ANA Screen, IFA, with Reflex to Titer and Pattern

Cleveland HeartLab A, Test


CPT Code: 86038
Order Code: 249
Includes: If ANA Screen, IFA is positive, then ANA Titer and Pattern will be performed at an additional charge (CPT code: 86039).
Alternative Names:
FANA, Fluorescent ANA, Hep-2, Antinuclear Antibody Screen
ABN Requirement:
: Serum
Volume:  1.0 mL
Minimum Volume:  0.5 mL
Container: Gel-barrier tube (SST, Tiger Top)


  1. Collect and label sample according to standard protocols.
  2. Gently invert tube 5 times immediately after draw. DO NOT SHAKE.
  3. Allow blood to clot 30 minutes.
  4. Centrifuge for 10 minutes.

Transport: Store serum at 2°C to 8°C after collection and ship the same day per packaging instructions included with the provided shipping box.


Ambient (15-25°C): 4 days
Refrigerated (2-8°C):
7 days
Frozen (-20°C):
30 days

Causes for Rejection: Specimens other than serum; improper labeling; samples not stored properly; samples older than stability limits; gross hemolysis; gross lipemia; microbial contamination

Methodology: Immunofluorescence Assay (IFA)
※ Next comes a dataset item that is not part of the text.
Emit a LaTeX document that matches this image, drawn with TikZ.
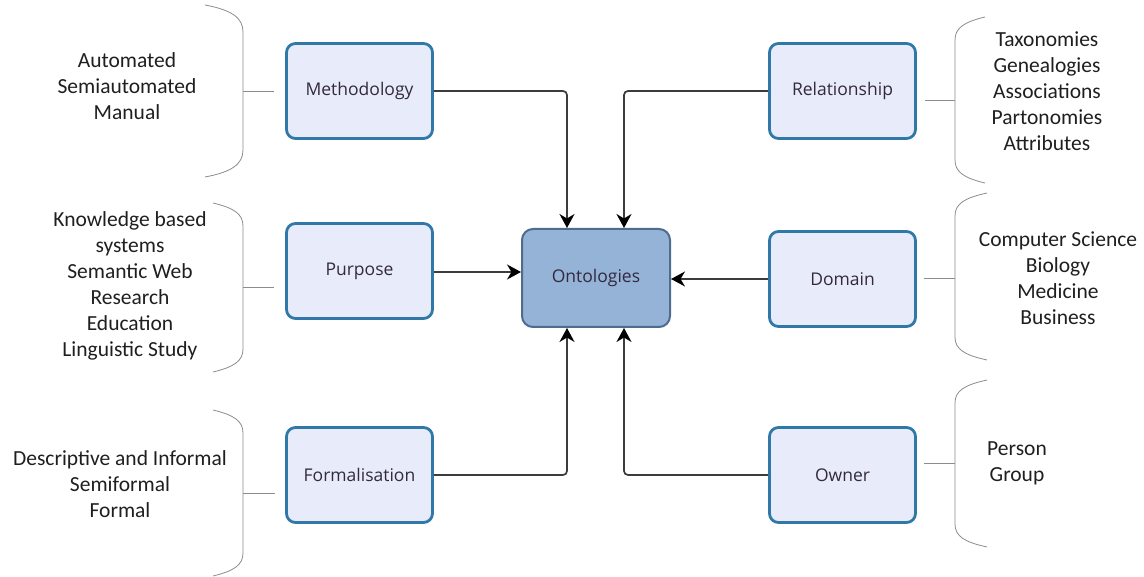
\documentclass[tikz,border=0pt]{standalone}
\usepackage{fontspec}
\setmainfont{Carlito}
\newfontfamily\boxfont{Open Sans}
\usetikzlibrary{arrows.meta,calc}
\definecolor{boxfill}{HTML}{E8EBFA}
\definecolor{boxline}{HTML}{2F78A8}
\definecolor{ontofill}{HTML}{95B3D7}
\definecolor{ontoline}{HTML}{4F6B8E}
\definecolor{bracecol}{HTML}{8C8C8C}
\definecolor{arrowcol}{HTML}{3C3C3C}
\definecolor{labelcol}{HTML}{33293F}
\tikzset{
  catbox/.style={draw=boxline, fill=boxfill, line width=2.8pt, rounded corners=9pt,
    minimum width=146pt, minimum height=95pt, inner sep=0pt,
    font=\boxfont\fontsize{17.5}{20}\selectfont, text=labelcol},
  ontobox/.style={draw=ontoline, fill=ontofill, line width=2pt, rounded corners=11pt,
    minimum width=148pt, minimum height=98pt, inner sep=0pt,
    font=\boxfont\fontsize{17.5}{20}\selectfont, text=labelcol},
  brace/.style={draw=bracecol, line width=0.8pt},
  list/.style={align=center, font=\fontsize{21.5}{26}\selectfont, text=black!88, inner sep=0pt},
  conn/.style={draw=arrowcol, line width=1.7pt, rounded corners=4pt,
    -{Stealth[length=14pt,width=15pt,inset=4.5pt,black]}},
}
\begin{document}
\begin{tikzpicture}[x=1pt,y=-1pt]
\useasboundingbox (0,0) rectangle (1144,577);
% boxes
\node[catbox] (meth) at (359.5,91) {Methodology};
\node[catbox] (purp) at (359.5,271) {Purpose};
\node[catbox] (form) at (359.5,475) {Formalisation};
\node[catbox] (rel) at (842.5,91) {Relationship};
\node[catbox] (dom) at (842.5,279) {Domain};
\node[catbox] (own) at (842.5,475) {Owner};
\node[ontobox] (onto) at (596,278) {Ontologies};
% connectors
\coordinate (cl) at (567,0);
\coordinate (cr) at (624,0);
\draw[conn] (meth.east) -| (onto.north -| cl);
\draw[conn] (rel.west) -| (onto.north -| cr);
\draw[conn] (form.east) -| (onto.south -| cl);
\draw[conn] (own.west) -| (onto.south -| cr);
\draw[conn, rounded corners=0pt] (purp.east |- 0,272) -- (onto.west |- 0,272);
\draw[conn, rounded corners=0pt] (dom.west) -- (onto.east |- dom.west);
% left braces
\coordinate (bm) at (274,91);
\draw[brace] (205,5) .. controls (232,10) and (243,18) .. (243,32) -- (243,150) .. controls (243,164) and (232,172) .. (205,177);
\draw[brace] (243,91) -- (bm);
\coordinate (bp) at (274,287);
\draw[brace] (213,203) .. controls (234,208) and (243,214) .. (243,226) -- (243,349) .. controls (243,361) and (234,367) .. (213,372);
\draw[brace] (243,287) -- (bp);
\coordinate (bf) at (275,493);
\draw[brace] (213,410) .. controls (234,415) and (243,421) .. (243,433) -- (243,553) .. controls (243,565) and (234,571) .. (213,576);
\draw[brace] (243,493) -- (bf);
% right braces
\coordinate (br) at (925,100);
\draw[brace] (985,17) .. controls (964,22) and (955,28) .. (955,40) -- (955,160) .. controls (955,172) and (964,178) .. (985,183);
\draw[brace] (955,100) -- (br);
\coordinate (bd) at (924,278);
\draw[brace] (987,193) .. controls (964,198) and (955,204) .. (955,216) -- (955,337) .. controls (955,349) and (964,355) .. (987,360);
\draw[brace] (955,278) -- (bd);
\coordinate (bo) at (924,463);
\draw[brace] (987,380) .. controls (964,385) and (955,391) .. (955,403) -- (955,524) .. controls (955,536) and (964,542) .. (987,547);
\draw[brace] (955,463) -- (bo);
% lists
\node[list] (lm) at (127,86) {Automated\\Semiautomated\\Manual};
\node[list] (lp) at (130,286) {Knowledge based\\systems\\Semantic Web\\Research\\Education\\Linguistic Study};
\node[list] (lf) at (120,484) {Descriptive and Informal\\Semiformal\\Formal};
\node[list] (lr) at (1047,91) {Taxonomies\\Genealogies\\Associations\\Partonomies\\Attributes};
\node[list] (ld) at (1058,278) {Computer Science\\Biology\\Medicine\\Business};
\node[list] (lo) at (1017,463) {Person\\Group};
\end{tikzpicture}
\end{document}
Turn Around Time:  2 to 3 days

Reference Range:

ANA Screen Negative
ANA Titer
<1:40 Negative
1:40-1:80 Low antibody level
>1:80 Elevated antibody level

Clinical Significance: This immunofluorescence assay (IFA) is often ordered as part of an initial diagnostic evaluation of individuals with clinical suspicion of autoimmune diseases associated with antinuclear antibodies (ANAs). The American College of Rheumatology recommends IFA on human epithelial type 2 (HEp-2) cells as the gold standard method for ANA testing because of its overall high sensitivity [1].

ANAs are associated with several autoimmune diseases, such as systemic lupus erythematosus, systemic sclerosis, mixed connective tissue disease, polymyositis, primary biliary cholangitis, rheumatoid arthritis, juvenile rheumatoid arthritis, Sjogren syndrome, and autoimmune hepatitis. The laboratory evaluation for individuals with clinical suspicion of these autoimmune diseases often begins with an ANA screen.

Knowing the ANA titer can be helpful in interpreting positive ANA results. A titer of at least 1:40 is considered positive, but low-positive titers are not uncommon in healthy individuals. Higher titers are generally associated with greater likelihood of autoimmune disease [2]. When results are positive, various fluorescent staining patterns observed in the nucleus or the cytoplasm can aid in the differential diagnosis and guide selection of further testing for specific autoantibodies. The International Consensus on Antinuclear Antibody Pattern provides guidance on interpretation and reporting of IFA staining patterns with HEp-2 cells [3].

Individuals with negative results on the ANA IFA usually also have negative results on specific ANAs. Therefore, subserology testing is generally not recommended in individuals without positive ANA IFA results and clinical suspicion of relevant autoimmune disease [4]. However, Jo-1 antibody may be detected in ANA IFA-negative patients with some types of myositis, and SSA antibody may be detected in some ANA IFA-negative patients with lupus or Sjogren syndrome [4].

The results of this test should be interpreted in the context of pertinent clinical and family history and physical examination findings.


  1. Methodology of testing for antinuclear antibodies (position statement). 2009. American College of Rheumatology. Updated December 2019. Accessed March 15, 2022.
  2. Tozzoli R, et al. Am J Clin Pathol. 2002;117(2):316-324.
  3. Chan EK, et al. Front Immunol. 2015;6:412.
  4. Yazdany J, et al. Arthritis Care Res (Hoboken). 2013;65(3):329-339.

The CPT codes provided are based on AMA guidelines and are for informational purposes only. CPT coding is the sole responsibility of the billing party. Please direct any questions regarding coding to the payer being billed.